> [RECORDED DATA]
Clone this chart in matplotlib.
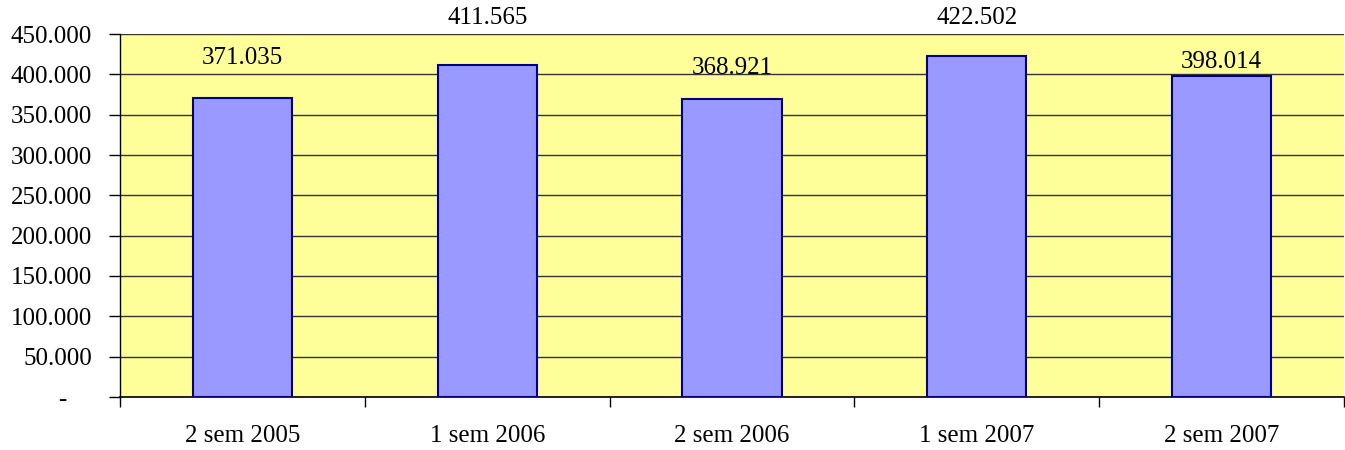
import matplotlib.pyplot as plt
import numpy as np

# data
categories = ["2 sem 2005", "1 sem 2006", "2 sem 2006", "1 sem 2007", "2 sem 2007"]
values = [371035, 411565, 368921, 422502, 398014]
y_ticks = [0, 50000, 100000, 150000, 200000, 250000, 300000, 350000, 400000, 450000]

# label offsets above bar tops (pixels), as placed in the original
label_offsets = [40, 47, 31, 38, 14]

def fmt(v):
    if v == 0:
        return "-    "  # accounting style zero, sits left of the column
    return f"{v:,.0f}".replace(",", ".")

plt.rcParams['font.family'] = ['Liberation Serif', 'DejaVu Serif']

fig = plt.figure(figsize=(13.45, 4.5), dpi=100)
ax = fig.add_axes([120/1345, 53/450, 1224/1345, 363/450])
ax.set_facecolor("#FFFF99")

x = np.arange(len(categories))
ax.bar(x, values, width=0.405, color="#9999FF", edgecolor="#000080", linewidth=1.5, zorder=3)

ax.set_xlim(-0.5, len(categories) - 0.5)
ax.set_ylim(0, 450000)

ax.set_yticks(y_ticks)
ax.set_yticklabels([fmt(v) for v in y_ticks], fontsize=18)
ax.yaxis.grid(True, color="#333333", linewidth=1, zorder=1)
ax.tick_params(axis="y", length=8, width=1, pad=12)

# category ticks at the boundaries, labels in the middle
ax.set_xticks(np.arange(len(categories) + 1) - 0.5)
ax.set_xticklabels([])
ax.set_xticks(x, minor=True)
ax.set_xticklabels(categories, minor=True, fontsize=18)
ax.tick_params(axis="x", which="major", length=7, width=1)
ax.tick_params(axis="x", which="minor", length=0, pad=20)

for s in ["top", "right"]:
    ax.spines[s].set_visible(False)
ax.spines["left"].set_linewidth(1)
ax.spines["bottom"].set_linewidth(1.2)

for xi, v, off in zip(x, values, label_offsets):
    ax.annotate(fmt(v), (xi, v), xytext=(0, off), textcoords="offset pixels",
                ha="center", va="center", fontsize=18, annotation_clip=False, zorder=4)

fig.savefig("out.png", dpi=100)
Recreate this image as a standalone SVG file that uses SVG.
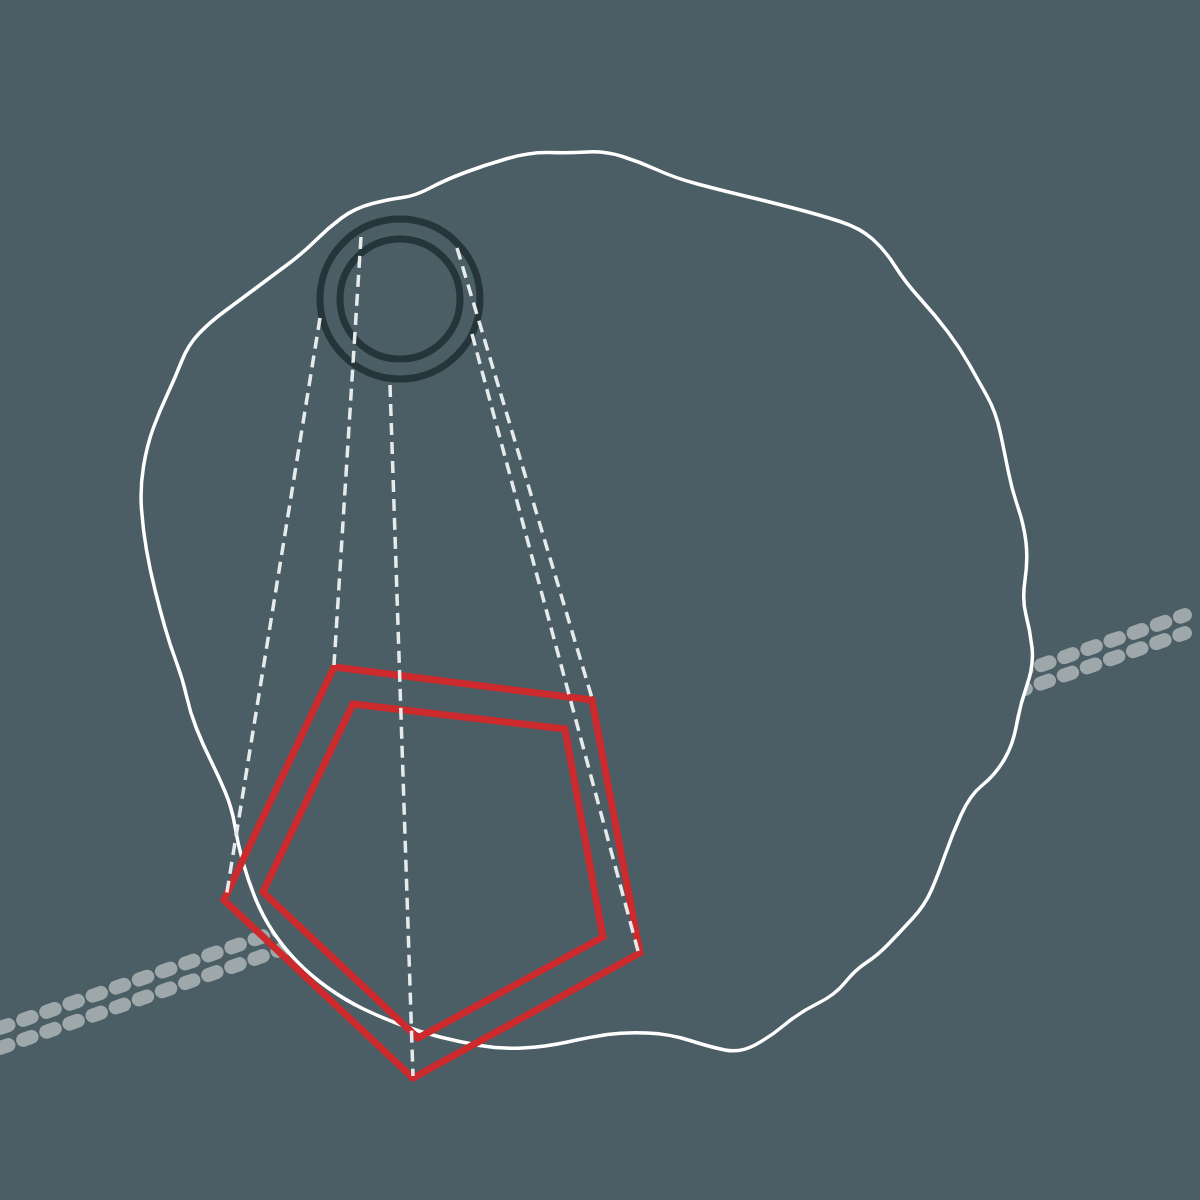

> [TASK REQUIREMENTS]
Take the lines above from the top of the records through the one with "350000, 400000, 450000]" and repeat them exactly, without any pictures.

> [TASK RESULT]
Clone this chart in matplotlib.
import matplotlib.pyplot as plt
import numpy as np

# data
categories = ["2 sem 2005", "1 sem 2006", "2 sem 2006", "1 sem 2007", "2 sem 2007"]
values = [371035, 411565, 368921, 422502, 398014]
y_ticks = [0, 50000, 100000, 150000, 200000, 250000, 300000, 350000, 400000, 450000]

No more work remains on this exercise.